Tema-tema geowisata ini menjadi
pemadu dan penyelaras pengembangan produk pariwisata di geopark. Melalui tema
ini, pengembangan tiga pilar produk pariwisata: atraksi (daya tarik wisata
geologi, keanekaragaman hayati, dan budaya), amenitas (fasilitas pariwisata,
fasilitas umum, prasarana umum), dan aksesibilitas, diarahkan untuk membangun
suasana dan geoproduk yang sesuai dengan tema.
Pengembangan jalur geowisata tematik di dua geopark diharapkan dapat
diikuti oleh keempat geopark lainnya, terutama geopark yang sudah menjadi
anggota Global Geopark Networks (GGN), sebagai bentuk inovasi dalam menarik
kunjungan wisatawan yang lebih berkualitas, tidak hanya jumlah yang besar,
tetapi juga manfaat yang besar bagi perekonomian dan lingkungan.
DAFTAR PUSTAKA:
Farsani, N.T., Celeste C., dan Carlos C. (2010). Geotourism and
Geoparks as Novel Strategies for Socio-economic Development in Rural Areas. International Journal of Tourism Research.

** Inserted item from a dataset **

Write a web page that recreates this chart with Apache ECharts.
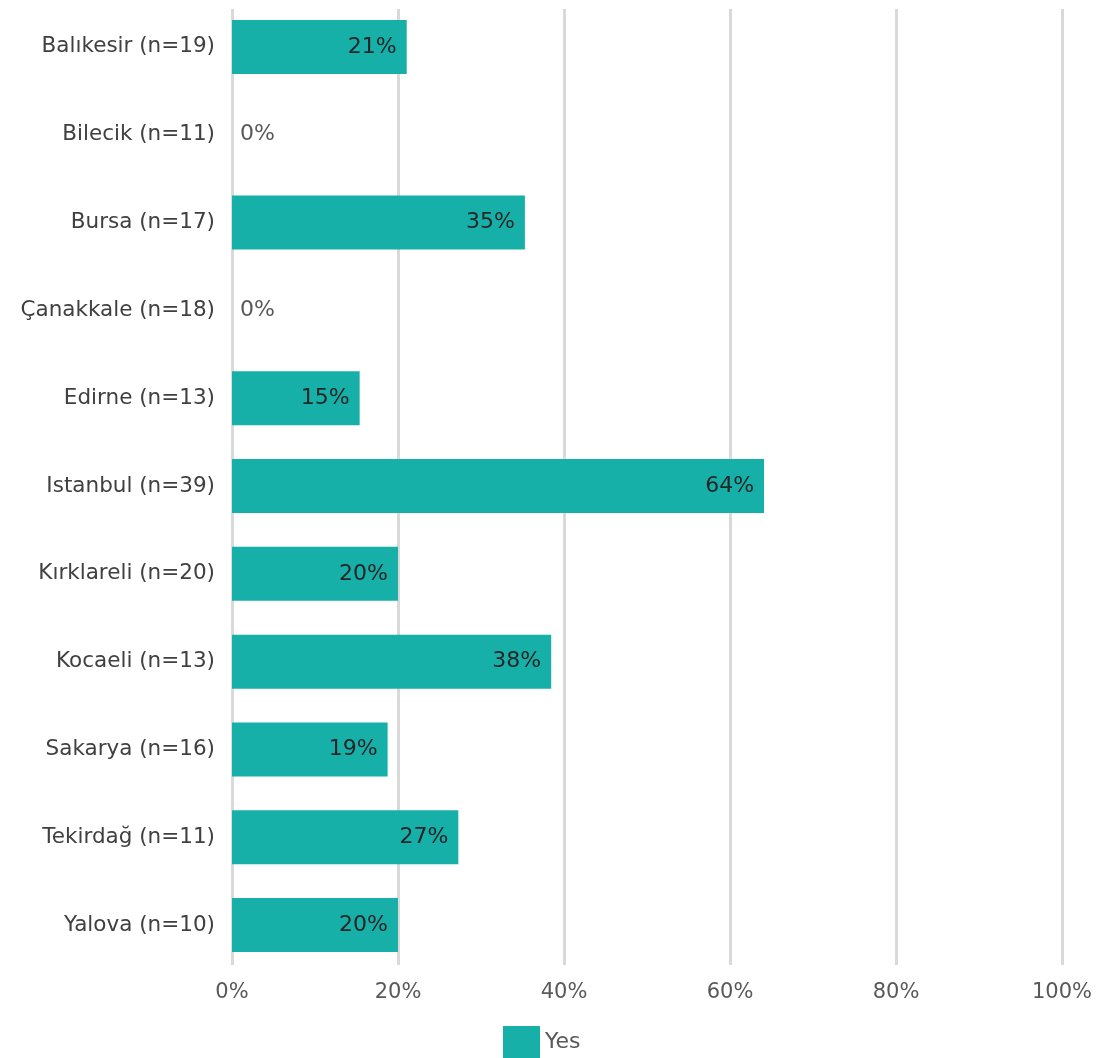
<!DOCTYPE html>
<html>
<head>
<meta charset="utf-8">
<script src="https://cdn.jsdelivr.net/npm/echarts@6/dist/echarts.min.js"></script>
<style>
  html, body { margin: 0; padding: 0; background: #ffffff; }
  #chart { width: 1102px; height: 1058px; }
</style>
</head>
<body>
<div id="chart"></div>
<script>
// Provinces with sample sizes, top to bottom
const provinces = [
  'Balıkesir (n=19)', 'Bilecik (n=11)', 'Bursa (n=17)', 'Çanakkale (n=18)',
  'Edirne (n=13)', 'Istanbul (n=39)', 'Kırklareli (n=20)', 'Kocaeli (n=13)',
  'Sakarya (n=16)', 'Tekirdağ (n=11)', 'Yalova (n=10)'
];
// Share answering "Yes", in percent
const yesShare = [21.05, 0, 35.29, 0, 15.38, 64.10, 20.00, 38.46, 18.75, 27.27, 20.00];
const seriesName = 'Yes';
const xTicks = [0, 20, 40, 60, 80, 100];

const FONT = 'DejaVu Sans';
const TEAL = '#17b0a9';

const barData = yesShare.map(v => v === 0
  ? { value: v, label: { position: 'right', color: '#595959', distance: 8 } }
  : { value: v });

const valueAxisBase = {
  type: 'value',
  min: xTicks[0],
  max: xTicks[xTicks.length - 1],
  interval: 20,
  axisLine: { show: false },
  axisTick: { show: false }
};

const chart = echarts.init(document.getElementById('chart'), null, { renderer: 'canvas' });
chart.setOption({
  animation: false,
  backgroundColor: '#ffffff',
  textStyle: { fontFamily: FONT },
  grid: [
    // gridlines and tick labels
    { left: 232, right: 40, top: 9, bottom: 93, containLabel: false },
    // bars and category labels
    { left: 232, right: 40, top: 3, bottom: 89, containLabel: false }
  ],
  xAxis: [
    Object.assign({}, valueAxisBase, {
      gridIndex: 0,
      splitLine: { show: true, lineStyle: { color: '#d9d9d9', width: 3 } },
      axisLabel: {
        color: '#595959', fontSize: 21, fontFamily: FONT, margin: 17,
        formatter: v => v + '%'
      }
    }),
    Object.assign({}, valueAxisBase, {
      gridIndex: 1,
      splitLine: { show: false },
      axisLabel: { show: false }
    })
  ],
  yAxis: [
    { type: 'category', gridIndex: 0, data: provinces, inverse: true, show: false },
    {
      type: 'category',
      gridIndex: 1,
      data: provinces,
      inverse: true,
      axisLine: { show: false },
      axisTick: { show: false },
      axisLabel: { color: '#404040', fontSize: 21.5, fontFamily: FONT, margin: 17 }
    }
  ],
  legend: {
    top: 1026,
    left: 503,
    padding: 0,
    itemWidth: 37,
    itemHeight: 32,
    itemGap: 8,
    icon: 'rect',
    textStyle: { color: '#595959', fontSize: 22, fontFamily: FONT },
    data: [seriesName]
  },
  series: [{
    name: seriesName,
    type: 'bar',
    xAxisIndex: 1,
    yAxisIndex: 1,
    data: barData,
    barCategoryGap: '38.5%',
    itemStyle: { color: TEAL },
    label: {
      show: true,
      position: 'insideRight',
      distance: 10,
      color: '#262626',
      fontSize: 22,
      fontFamily: FONT,
      formatter: p => Math.round(p.value) + '%'
    }
  }]
});
</script>
</body>
</html>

Published online in Wiley Inter Science (www.interscience.wiley.com).
Ngwira,
P.M. (2015). Geotourism and Geoparks; Africa’s Current Prospects for
Sustainable Rural Development and Poverty Alleviation. Dalam From Geoheritage to Geoparks: Case Studies
from Africa and Beyond. Switzerland:
Springer International Publishing.
Rachmat,
Heryadi (2015). Pemanfaatan Geodiversity untuk Pengembangan Geowisata dan Geopark (Studi Kasus: Gunung Kelimutu Flores Nusa Tenggara
Timur). http://geopark-lusi.blogspot.co.id/ 2015/09/heryadi-pemanfaatan-geodiversity-untuk.html,
diakses tanggal 26 Maret 2016.
Robinson,
Angus M. (2015). Geotourism, Geoparks and Geotrails: A Tourism Development Opportunity
for Australia.
http://www.leisuresolutions.com.au/index.php/geotourism-industry-groups/,
diunduh tanggal 26 Maret 2016.
Bandung, 26 Maret 2016
Tulisan ini saya ramu dari bahan-bahan yang tidak jadi
digunakan dalam artikel yang disiapkan untuk Gatra edisi Maret 2016. Semoga
dapat dimanfaatkan untuk kepentingan lain.